In 1990, Jim Koch predicted “better beers,” crafts and imports, would account for 20 to 30 percent of domestic beer sales and craft beers would account for “at least a third of that” by 2010.

With three years to go craft brewing still has a way to go, but it has pushed its head above the 5 percent mark for the first time.

“To me great beer is a great beverage,” Koch said in January. “I think people are thirsty for quality, flavor, variety and authenticity in their beverages and that is where I think the growth is.”

But there’s something different in this craft boom than the one Koch rose to prominence in during the1990s. For one thing, he said, the brewers are a lot more professional.

“In some ways crafts grew so fast in the beginning of the 1990s that I just think there was an adjustment to a more modest growth spurt,” he said.

While specialty and craft brewers may be the toast of the town now, they have reason to be looking over their shoulder, said Maureen Ogle, author of Ambitious Brew: The Story of American Beer.

Ogle notes that for all their growth, craft brews still account for only 6 percent of the nation’s beer. The other 94 percent comes from Big Brewers. Anheuser-Busch alone accounts for half the beer sold in the U.S. Budweiser, 18 percent.

The reason big brewers seemed to fail during the first craft revolution during the nineties was partly because they didn’t take it seriously, Ogle said. Brewers like Anheuser-Busch seemed to think they could find any pre-Prohibition beer recipe, slap an old-timey label on it and it would sell regardless of what it tasted like.

Fifteen years later, Ogle thinks they’ve smartened up. Gone is the haphazard approach to brands; back is massive influx of investment that characterized the post-World War II era, when brewers like Anheuser- Busch, Coors and Miller survived a sustained drop in beer consumption by adding capacity, exploiting every possible niche or fad imaginable and innovating until the Baby Boom reached legal drinking age.

Ogle sees gluten-free beers, like Budweiser’s RedBridge, as an example of the sound, long-term investment big brewers are making.

“They are just getting a lot smarter,” Ogle said.

Consolidation is also helping reinvigorate the brewing industry, Ogle said. South African Breweries 2002 purchase of the Miller Brewing Co. from Philip Morris started that company on a track to rediscovering its brewing roots. Successes like the company’s chocolate lager show, in a limited way, how much the Milwaukee brewing company is refocusing itself on beer. So does A-B’s regional beer program.

If major brewers were to get organized, independent brewers and retailers would have plenty of reason to be worried. With their vast distribution networks, big brewers can exert tremendous control over retailers and the beer they stock, even pulling their major brands if a retailer isn’t cooperating. That, combined with acquisition and advertising budgets that would make most European countries quaver, mean things could get a lot nastier before they improve.

“Anheuser-Busch and Miller could be way more aggressive exploiting their marketing advantage and throwing their advertising dollars around. I think a lot of those small brewers are going to go away,” Ogle said.
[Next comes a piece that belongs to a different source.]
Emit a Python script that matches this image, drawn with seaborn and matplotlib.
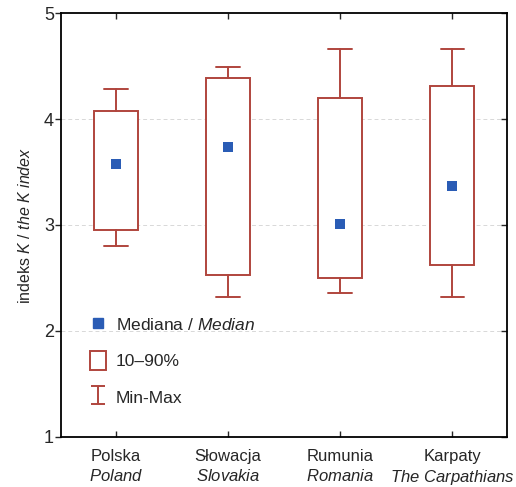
import matplotlib
matplotlib.use("Agg")
import matplotlib.pyplot as plt
import seaborn as sns
import pandas as pd
from matplotlib.patches import Rectangle
from matplotlib.lines import Line2D

categories = ["Polska", "Słowacja", "Rumunia", "Karpaty"]
categories_en = ["Poland", "Slovakia", "Romania", "The Carpathians"]
mins = [2.80, 2.32, 2.36, 2.32]
p10 = [2.95, 2.53, 2.50, 2.62]
medians = [3.58, 3.74, 3.01, 3.37]
p90 = [4.08, 4.39, 4.20, 4.31]
maxs = [4.28, 4.49, 4.66, 4.66]
yticks = [1, 2, 3, 4, 5]

RED = "#b0453d"
BLUE = "#2a5cb5"

sns.set_style("white")
plt.rcParams["font.family"] = ["Liberation Sans", "DejaVu Sans"]
plt.rcParams["mathtext.fontset"] = "custom"
plt.rcParams["mathtext.rm"] = "Liberation Sans"
plt.rcParams["mathtext.it"] = "Liberation Sans:italic"

fig = plt.figure(figsize=(5.16, 4.87), dpi=100)
ax = fig.add_axes([0.118, 0.103, 0.865, 0.870])

stats = []
for i, c in enumerate(categories):
    stats.append(dict(label=c, med=medians[i], q1=p10[i], q3=p90[i],
                      whislo=mins[i], whishi=maxs[i], fliers=[]))
ax.bxp(stats, positions=range(len(categories)), widths=0.39, capwidths=0.21,
       showfliers=False, patch_artist=True,
       boxprops=dict(facecolor="white", edgecolor=RED, linewidth=1.4),
       whiskerprops=dict(color=RED, linewidth=1.4),
       capprops=dict(color=RED, linewidth=1.4),
       medianprops=dict(linewidth=0), manage_ticks=False)

df = pd.DataFrame({"pos": range(len(categories)), "median": medians})
sns.scatterplot(data=df, x="pos", y="median", marker="s", s=44, color=BLUE,
                edgecolor=BLUE, linewidth=0, ax=ax, zorder=5)

ax.set_xlim(-0.49, 3.49)
ax.set_ylim(1, 5)
ax.set_yticks(yticks)
ax.set_yticklabels([str(t) for t in yticks], fontsize=13)
ax.set_xticks(range(len(categories)))
labels = [f"{c}\n" + r"$\mathit{" + e.replace(" ", r"\ ") + "}$"
          for c, e in zip(categories, categories_en)]
ax.set_xticklabels(labels, fontsize=12, linespacing=1.25)
ax.set_xlabel("")
ax.set_ylabel(r"indeks $\mathit{K}$ / $\mathit{the\ K\ index}$", fontsize=11.5, labelpad=8)

for y in [2, 3, 4]:
    ax.axhline(y, color="#d8d8d8", linestyle=(0, (4, 3)), linewidth=0.7, zorder=0)

for s in ax.spines.values():
    s.set_color("black")
    s.set_linewidth(1.3)

ax.tick_params(axis="x", bottom=True, top=True, direction="in", length=4, width=1,
               pad=9)
ax.tick_params(axis="y", left=True, right=True, direction="in", length=4, width=1,
               pad=5)
for t in ax.yaxis.get_major_ticks():
    t.tick1line.set_marker(matplotlib.markers.TICKLEFT)
    t.tick1line.set_markersize(4)

eb = ax.errorbar([-10], [3], yerr=[[0.5], [0.5]], fmt="none", ecolor=RED,
                 elinewidth=1.4, capsize=5, capthick=1.4)
handles = [
    Line2D([], [], marker="s", linestyle="none", color=BLUE, markersize=7),
    Rectangle((0, 0), 1, 1, facecolor="white", edgecolor=RED, linewidth=1.4),
    eb,
]
leg_labels = [r"Mediana / $\mathit{Median}$", "10–90%", "Min-Max"]
leg = ax.legend(handles, leg_labels, loc="lower left", bbox_to_anchor=(0.03, 0.035),
                frameon=False, fontsize=12.5, labelspacing=1.0,
                handlelength=0.9, handletextpad=0.6, handleheight=1.3)

fig.savefig("out.png", dpi=100)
Like any small business, independent craft breweries also face questions about succession. Many of the nation’s craft brewing pioneers are graying. Grossman, Koch, and Anchor Steam’s Fritz Maytag are all nearing retirement age.

How long can craft brewing’s growth last? Like Koch and other craft brewers, Ogle can’t say for certain, but she doesn’t see beer drinker’s thirst for the unusual drying up any time soon.

“Now, kids are used to going into the grocery store and seeing 35 different kinds of beer from 34 different brewers. I don’t see that going away. I think there is always going to be a segment, a small segment of the market that always gravitates to choice, just like they want 500 channels on cable,” she said.

What might change, though, is that the big brewers seem to be pretty interested in making some off-beat programs of their own.